Crawley is already as expensive as much of outer London and as people on higher incomes are forced to move further out from the city to find somewhere to purchase we are increasingly moving towards the levels of unaffordability in central London. It’s a long way from the promise made when the New Towns were built, that there will be land for you, your children, and your children’s children.
Now, admittedly the figures where are from last November and over the last couple of months the prices have fallen slightly, albeit from a very high level, but that isn’t a lot of help for people looking to buy for several reasons.
The first is that prices are falling because the demand has dropped off, with higher interest rates and the cost of living crisis squeezing incomes to the point where buying a house simply isn’t something people can access the borrowing to afford.
The second is that when prices fall people just tend to stop selling. Speaking with a public policy expert from Shelter a few years ago, they highlighted that when prices drop, people stop selling to avoid getting into negative equity or simply because people always imagine that the greatest price their house could command to be the true one. As a result, there’s a reduction in supply (which will in time result in prices increasing again), with housing only being sold when people are forced to, mostly due to the three D’s: debt, divorce and death.
If we want to stabilise the cost of housing then there really is no alternative to massively increasing the supply of housing, both in terms of social (council) housing and owner-occupation. For that there is really only one answer: New Towns.
Endless urban extensions to existing towns simply cannot generate the volume of housing we need to house the generation trapped at home, trapped in the rental sector, or trapped in emergency temporary housing. The only time since the Second World War where we managed to make serious in-roads into housing delivery was when we built the New Towns like Crawley.

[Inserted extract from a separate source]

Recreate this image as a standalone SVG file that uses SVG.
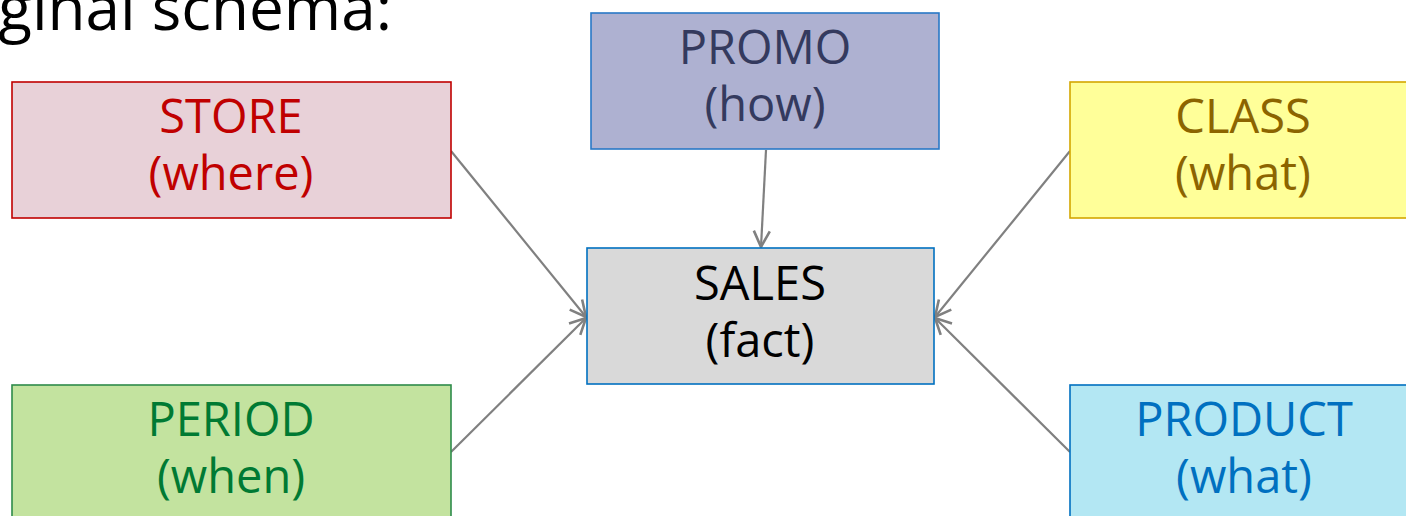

Unlike urban extensions, New Towns can plan out the infrastructure and services they need. It doesn’t even have to come at significant cost to the Treasury, the original New Towns bought land at rock bottom agricultural prices and developed out commercial units which helped to pay-off the cost of the development. Best of all, it gets around the planning processes and land-banking which ultimately constrain the flow of new properties and a rate which enables them to maximise profits, making housing genuinely more affordable.
That’s what the next Labour Government can offer those desperately in need of housing. That’s what a Labour Government can offer towns which, like Crawley, are currently trapped in a housing emergency.